Peer-to-peer (P2P) systems, and client-server type storage and computation outsourcing constitute some of the major applications that the next generation cloud schemes will address. Since these applications are just emerging, it is the perfect time to design them with security and privacy in mind. Furthermore, considering the high-churn characteristics of such systems, the cryptographic protocols employed must be efficient and scalable.
In this talk, I will focus on an efficient and scalable fair exchange protocol that can be used for exchanging files between participants of a P2P file sharing system. It has been shown that fair exchange cannot be done without a trusted third party (called the Arbiter). Yet, even with a trusted Arbiter, it is still non-trivial to come up with an efficient solution, especially one that can be used in a P2P file sharing system with a high volume of data exchanged. Our protocol is optimistic, removing the need for the Arbiter’s involvement unless a dispute occurs. While the previous solutions employ costly cryptographic primitives for every file or block exchanged, our protocol employs them only once per peer, therefore achieving O(n) efficiency improvement when n blocks are exchanged between two peers.
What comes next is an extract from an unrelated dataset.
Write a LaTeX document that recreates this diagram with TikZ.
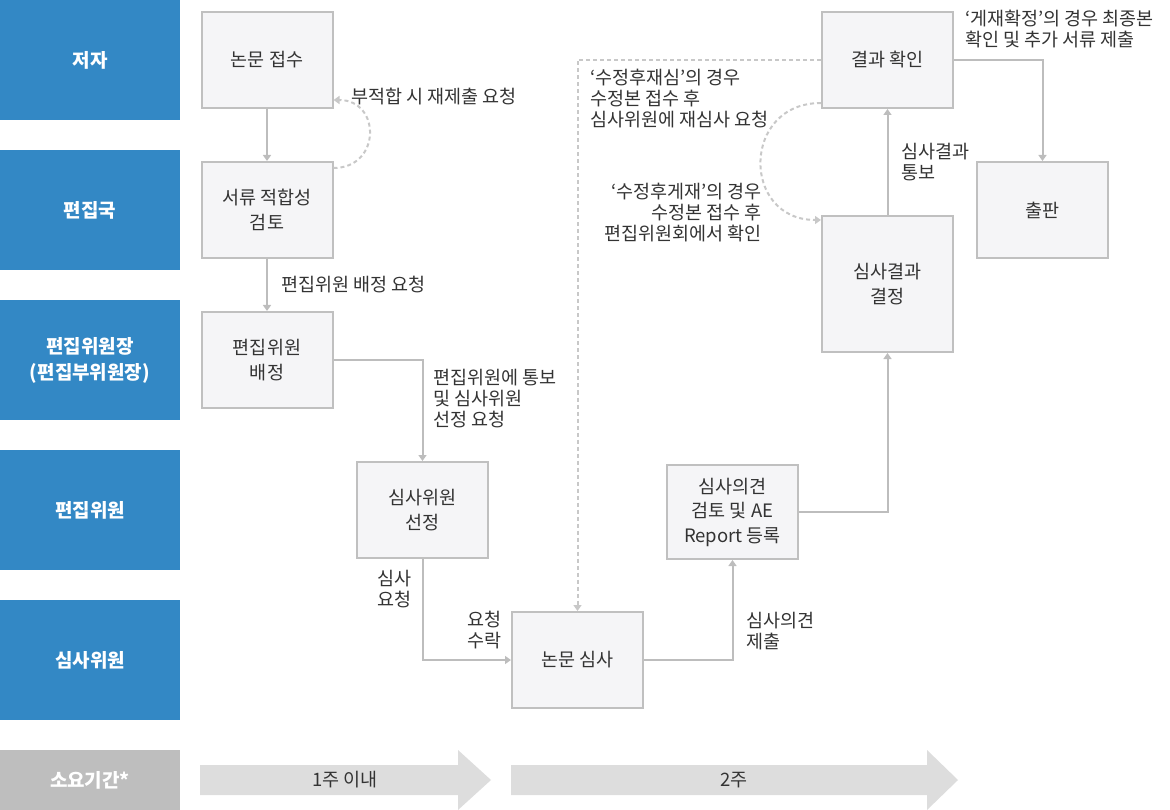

In practice, this corresponds to one-two orders of magnitude improvement in terms of both computation and communication (42 minutes vs. 40 seconds, 225 MB vs. 1.8 MB). Thus, for the first time, a provably secure (and privacy respecting when payments are made using
e-cash) fair exchange protocol is being used in real bartering applications (e.g., BitTorrent) without sacrificing performance.
Finally, if time permits, I will briefly mention some of our other results on cloud security including ways to securely outsource computation and storage to untrusted entities, official arbitration in the cloud, impossibility results on distributing the Arbiter, and keeping the user passwords safe (joint work at Microsoft Research). I will also be available to talk on these other projects after the presentation.